▶ **DATA LINES**:
------------------------------

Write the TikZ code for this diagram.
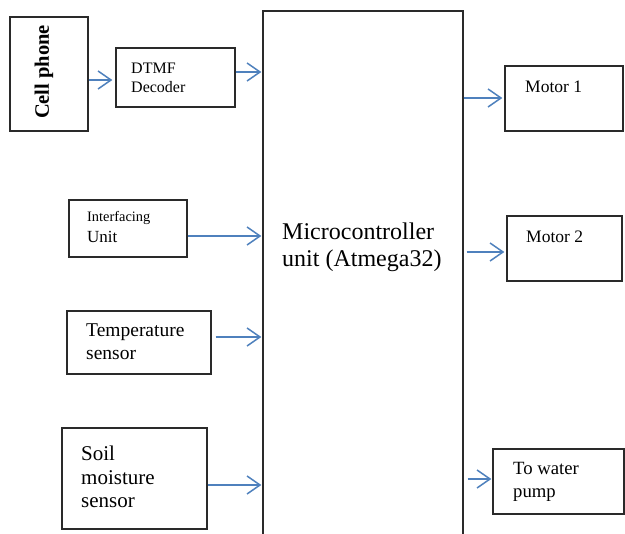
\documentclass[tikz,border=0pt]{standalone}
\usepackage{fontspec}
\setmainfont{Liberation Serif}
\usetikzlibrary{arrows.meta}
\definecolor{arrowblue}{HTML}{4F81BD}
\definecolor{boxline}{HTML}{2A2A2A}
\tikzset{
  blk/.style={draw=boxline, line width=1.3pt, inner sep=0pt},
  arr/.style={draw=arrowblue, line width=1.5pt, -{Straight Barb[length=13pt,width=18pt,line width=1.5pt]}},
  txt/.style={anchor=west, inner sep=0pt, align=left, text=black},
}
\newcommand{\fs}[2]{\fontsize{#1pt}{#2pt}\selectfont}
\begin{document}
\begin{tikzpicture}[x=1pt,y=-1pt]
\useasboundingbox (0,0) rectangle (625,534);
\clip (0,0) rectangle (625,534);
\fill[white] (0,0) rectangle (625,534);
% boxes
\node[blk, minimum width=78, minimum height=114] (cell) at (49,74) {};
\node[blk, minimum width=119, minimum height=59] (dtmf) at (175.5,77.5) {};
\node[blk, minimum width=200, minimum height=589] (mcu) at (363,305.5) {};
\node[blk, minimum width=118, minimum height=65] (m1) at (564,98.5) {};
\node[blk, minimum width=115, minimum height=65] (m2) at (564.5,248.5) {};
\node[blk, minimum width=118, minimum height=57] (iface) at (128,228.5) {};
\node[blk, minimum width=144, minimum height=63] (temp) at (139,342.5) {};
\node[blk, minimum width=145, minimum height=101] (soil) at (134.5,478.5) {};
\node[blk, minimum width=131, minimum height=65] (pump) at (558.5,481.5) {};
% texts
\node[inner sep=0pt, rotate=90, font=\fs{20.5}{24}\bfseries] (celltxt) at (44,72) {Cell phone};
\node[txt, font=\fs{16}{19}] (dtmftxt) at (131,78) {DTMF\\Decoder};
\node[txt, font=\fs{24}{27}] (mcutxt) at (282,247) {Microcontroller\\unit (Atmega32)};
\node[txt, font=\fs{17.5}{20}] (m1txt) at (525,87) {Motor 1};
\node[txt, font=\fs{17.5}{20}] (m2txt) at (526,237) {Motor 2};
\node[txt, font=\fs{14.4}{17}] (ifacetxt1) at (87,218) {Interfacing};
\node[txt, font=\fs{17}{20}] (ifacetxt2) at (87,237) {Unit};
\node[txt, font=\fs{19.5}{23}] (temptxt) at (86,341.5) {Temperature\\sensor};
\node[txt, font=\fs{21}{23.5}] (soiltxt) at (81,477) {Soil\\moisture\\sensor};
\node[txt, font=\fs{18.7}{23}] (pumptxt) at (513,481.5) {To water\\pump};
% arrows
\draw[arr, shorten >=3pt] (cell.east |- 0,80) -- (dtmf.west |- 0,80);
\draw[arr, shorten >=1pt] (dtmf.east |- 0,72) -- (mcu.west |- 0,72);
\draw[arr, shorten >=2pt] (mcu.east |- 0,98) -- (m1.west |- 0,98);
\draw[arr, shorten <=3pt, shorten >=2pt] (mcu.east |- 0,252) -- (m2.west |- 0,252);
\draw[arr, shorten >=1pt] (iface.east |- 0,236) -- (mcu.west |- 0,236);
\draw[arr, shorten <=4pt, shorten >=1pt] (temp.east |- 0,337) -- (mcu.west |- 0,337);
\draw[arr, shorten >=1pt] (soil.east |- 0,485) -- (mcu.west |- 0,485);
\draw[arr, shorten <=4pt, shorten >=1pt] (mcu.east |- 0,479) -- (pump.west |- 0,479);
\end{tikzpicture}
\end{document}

------------------------------

▶ **WORK INSTRUCTIONS**: Set the data above down again exactly as given, with no pictures.

▶ **EXPECTED OUTPUT**:
Write the TikZ code for this diagram.
\documentclass[tikz,border=0pt]{standalone}
\usepackage{fontspec}
\setmainfont{Liberation Serif}
\usetikzlibrary{arrows.meta}
\definecolor{arrowblue}{HTML}{4F81BD}
\definecolor{boxline}{HTML}{2A2A2A}
\tikzset{
  blk/.style={draw=boxline, line width=1.3pt, inner sep=0pt},
  arr/.style={draw=arrowblue, line width=1.5pt, -{Straight Barb[length=13pt,width=18pt,line width=1.5pt]}},
  txt/.style={anchor=west, inner sep=0pt, align=left, text=black},
}
\newcommand{\fs}[2]{\fontsize{#1pt}{#2pt}\selectfont}
\begin{document}
\begin{tikzpicture}[x=1pt,y=-1pt]
\useasboundingbox (0,0) rectangle (625,534);
\clip (0,0) rectangle (625,534);
\fill[white] (0,0) rectangle (625,534);
% boxes
\node[blk, minimum width=78, minimum height=114] (cell) at (49,74) {};
\node[blk, minimum width=119, minimum height=59] (dtmf) at (175.5,77.5) {};
\node[blk, minimum width=200, minimum height=589] (mcu) at (363,305.5) {};
\node[blk, minimum width=118, minimum height=65] (m1) at (564,98.5) {};
\node[blk, minimum width=115, minimum height=65] (m2) at (564.5,248.5) {};
\node[blk, minimum width=118, minimum height=57] (iface) at (128,228.5) {};
\node[blk, minimum width=144, minimum height=63] (temp) at (139,342.5) {};
\node[blk, minimum width=145, minimum height=101] (soil) at (134.5,478.5) {};
\node[blk, minimum width=131, minimum height=65] (pump) at (558.5,481.5) {};
% texts
\node[inner sep=0pt, rotate=90, font=\fs{20.5}{24}\bfseries] (celltxt) at (44,72) {Cell phone};
\node[txt, font=\fs{16}{19}] (dtmftxt) at (131,78) {DTMF\\Decoder};
\node[txt, font=\fs{24}{27}] (mcutxt) at (282,247) {Microcontroller\\unit (Atmega32)};
\node[txt, font=\fs{17.5}{20}] (m1txt) at (525,87) {Motor 1};
\node[txt, font=\fs{17.5}{20}] (m2txt) at (526,237) {Motor 2};
\node[txt, font=\fs{14.4}{17}] (ifacetxt1) at (87,218) {Interfacing};
\node[txt, font=\fs{17}{20}] (ifacetxt2) at (87,237) {Unit};
\node[txt, font=\fs{19.5}{23}] (temptxt) at (86,341.5) {Temperature\\sensor};
\node[txt, font=\fs{21}{23.5}] (soiltxt) at (81,477) {Soil\\moisture\\sensor};
\node[txt, font=\fs{18.7}{23}] (pumptxt) at (513,481.5) {To water\\pump};
% arrows
\draw[arr, shorten >=3pt] (cell.east |- 0,80) -- (dtmf.west |- 0,80);
\draw[arr, shorten >=1pt] (dtmf.east |- 0,72) -- (mcu.west |- 0,72);
\draw[arr, shorten >=2pt] (mcu.east |- 0,98) -- (m1.west |- 0,98);
\draw[arr, shorten <=3pt, shorten >=2pt] (mcu.east |- 0,252) -- (m2.west |- 0,252);
\draw[arr, shorten >=1pt] (iface.east |- 0,236) -- (mcu.west |- 0,236);
\draw[arr, shorten <=4pt, shorten >=1pt] (temp.east |- 0,337) -- (mcu.west |- 0,337);
\draw[arr, shorten >=1pt] (soil.east |- 0,485) -- (mcu.west |- 0,485);
\draw[arr, shorten <=4pt, shorten >=1pt] (mcu.east |- 0,479) -- (pump.west |- 0,479);
\end{tikzpicture}
\end{document}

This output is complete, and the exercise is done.